16 agosto, Sarocco

16 agosto, Sarocco

Sarocco è una delle anima dell’isola. Di quell’Elba d’una volta, fatto di mare e di miniere. Se non lo hai vissuto in quegli anni, Sarocco, non sai cos’è. E’ l’anima della lunga storia del ferro, un’epoca che ha segnato nel bello e nel meno bello questa terra, definendone le caratteristiche naturali ed umane. Oggi è il racconto di un Sarocco che non c’è più. Che vive solo lungo la linea del tempo, nella memoria di alcune generazioni, anch’esse destinate a lasciare esili tracce di ricordi.

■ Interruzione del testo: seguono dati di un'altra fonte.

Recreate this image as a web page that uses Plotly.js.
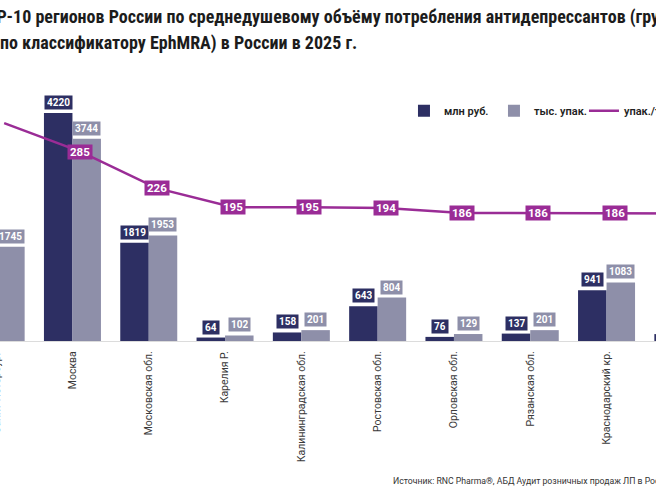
<!DOCTYPE html>
<html><head><meta charset="utf-8">
<script src="https://cdn.plot.ly/plotly-3.0.1.min.js"></script>
<style>
html,body{margin:0;padding:0;overflow:hidden;background:#fff;width:656px;height:492px}
#chart{position:absolute;left:-60px;top:0;width:801px;height:492px}
</style></head><body><div id="chart"></div>
<script>
// ---- data ----
const regions = ['Санкт-Петербург','Москва','Московская обл.','Карелия Р.','Калининградская обл.','Ростовская обл.','Орловская обл.','Рязанская обл.','Краснодарский кр.','Тверская обл.'];
const rubMln = [1890, 4220, 1819, 64, 158, 643, 76, 137, 941, 128];
const packsThs = [1745, 3744, 1953, 102, 201, 804, 129, 201, 1083, 196];
const packsPerThs = [331, 285, 226, 195, 195, 194, 186, 186, 186, 185];
const seriesNames = ['млн руб.', 'тыс. упак.', 'упак./тыс. чел.'];
const titleLine1 = 'TOP-10 регионов России по среднедушевому объёму потребления антидепрессантов (группа N06A';
const titleLine2 = 'по классификатору EphMRA) в России в 2025 г.';
const sourceText = 'Источник: RNC Pharma®, АБД Аудит розничных продаж ЛП в России';

// ---- style ----
const NAVY = '#2d2f63', GREY = '#8e8fa9', MAG = '#9a2c96';
const FONT = 'Roboto, "Liberation Sans", sans-serif';
const TFONT = '"Liberation Sans Narrow", "Roboto Condensed", Roboto, sans-serif';

const traces = [
  {type:'bar', x:regions, y:rubMln, name:seriesNames[0], marker:{color:NAVY}, xaxis:'x', yaxis:'y', hoverinfo:'skip'},
  {type:'bar', x:regions, y:packsThs, name:seriesNames[1], marker:{color:GREY}, xaxis:'x', yaxis:'y', hoverinfo:'skip'},
  {type:'scatter', mode:'lines', x:regions, y:packsPerThs, name:seriesNames[2], line:{color:MAG, width:2.5}, xaxis:'x2', yaxis:'y2', hoverinfo:'skip'}
];

const BAROFF = 14.2;
const ann = [];
regions.forEach((r,i)=>{
  ann.push({x:r, y:rubMln[i], xref:'x', yref:'y', text:String(rubMln[i]), showarrow:false,
    xanchor:'center', yanchor:'bottom', xshift:-BAROFF, yshift:3, bgcolor:NAVY, borderpad:2, height:9,
    font:{family:FONT, size:10, color:'#fff', weight:700}});
  ann.push({x:r, y:packsThs[i], xref:'x', yref:'y', text:String(packsThs[i]), showarrow:false,
    xanchor:'center', yanchor:'bottom', xshift:BAROFF, yshift:3, bgcolor:GREY, borderpad:2, height:9,
    font:{family:FONT, size:10, color:'#fff', weight:700}});
  ann.push({x:r, y:packsPerThs[i], xref:'x2', yref:'y2', text:String(packsPerThs[i]), showarrow:false,
    xanchor: i===0 ? 'right' : 'center', xshift: i===0 ? -8 : 0, yanchor:'middle', bgcolor:MAG, borderpad:2, height:10,
    font:{family:FONT, size:11.5, color:'#fff', weight:700}});
});
ann.push({text:titleLine2, xref:'paper', yref:'paper', x:0.0524, y:1.0605, xanchor:'left', yanchor:'middle', showarrow:false,
  font:{family:TFONT, size:18, color:'#1c1c1c', weight:700}});
ann.push({text:sourceText, xref:'paper', yref:'paper', x:0.5675, y:-0.498, xanchor:'left', yanchor:'middle', showarrow:false,
  font:{family:FONT, size:8.7, color:'#333'}});

const layout = {
  width:801, height:492,
  margin:{l:18, r:20, t:60, b:151},
  paper_bgcolor:'#fff', plot_bgcolor:'#fff',
  title:{text:titleLine1, x:36/801, xref:'container', xanchor:'left', y:1-17/492, yref:'container', yanchor:'middle',
    font:{family:TFONT, size:18, color:'#1c1c1c', weight:700}},
  barmode:'group', bargap:0.253, bargroupgap:0,
  xaxis:{type:'category', categoryarray:regions, range:[-0.5,9.5], tickangle:-90, ticks:'', showgrid:false, zeroline:false,
    showline:true, linecolor:'#dcdcdc', linewidth:1, ticklabelstandoff:5, tickfont:{family:FONT, size:10.5, color:'#3a3a3a'}},
  xaxis2:{type:'category', categoryarray:regions, overlaying:'x', range:[-0.605,9.395], visible:false},
  yaxis:{range:[0,5200], visible:false},
  yaxis2:{range:[-21,433], overlaying:'y', visible:false},
  showlegend:true,
  legend:{orientation:'h', x:0.5845, xanchor:'left', y:0.819, yanchor:'middle', bgcolor:'rgba(0,0,0,0)',
    entrywidth:45, entrywidthmode:'pixels',
    font:{family:FONT, size:11, color:'#222', weight:600}},
  annotations:ann
};
Plotly.newPlot('chart', traces, layout, {displayModeBar:false, staticPlot:true});
</script></body></html>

Quel Sarocco durava settimane, era “la festa” che segnava con forza il mese principe dell’estate. Le gare di atletica, il palo insevato, l’albero della cuccagna, la corsa di Sciambere, la corsa dei sacchi, le regate veliche, la musica e i balli in piazza e il momento più atteso: il paglio dei canotti. Da “in cima al molo” alla seconda boa del pontile di Vigneria, andata e ritorno, fino all’ultima palata. Finita la gara restavano gioia e disperazione, ma la festa continua con la processione del Santo e la devozione di ogni rione, dalle scalinate del Castello alla murella del Sasso. Poi ecco i fochi. I fochi si che segnavano la fine della festa, ma erano il momento più atteso e più bello. Quando mai a Rio vedevamo un paese così pieno di gente? I villeggianti sceglievano altri paesi della nostra isoletta e noi ne eravamo un po’ contenti, noi avevamo la Miniera. Ma per quella sera noi ragazzi vedevamo così tante bimbe che popolavano i nostri sogni di adolescenti e che potevamo starci bene fino al prossimo Sarocco. Con i fochi finiva la festa, ma le luci scoppiettanti su quel mare rappresentavano per me un momento speciale: era il mi babbo che li accendeva.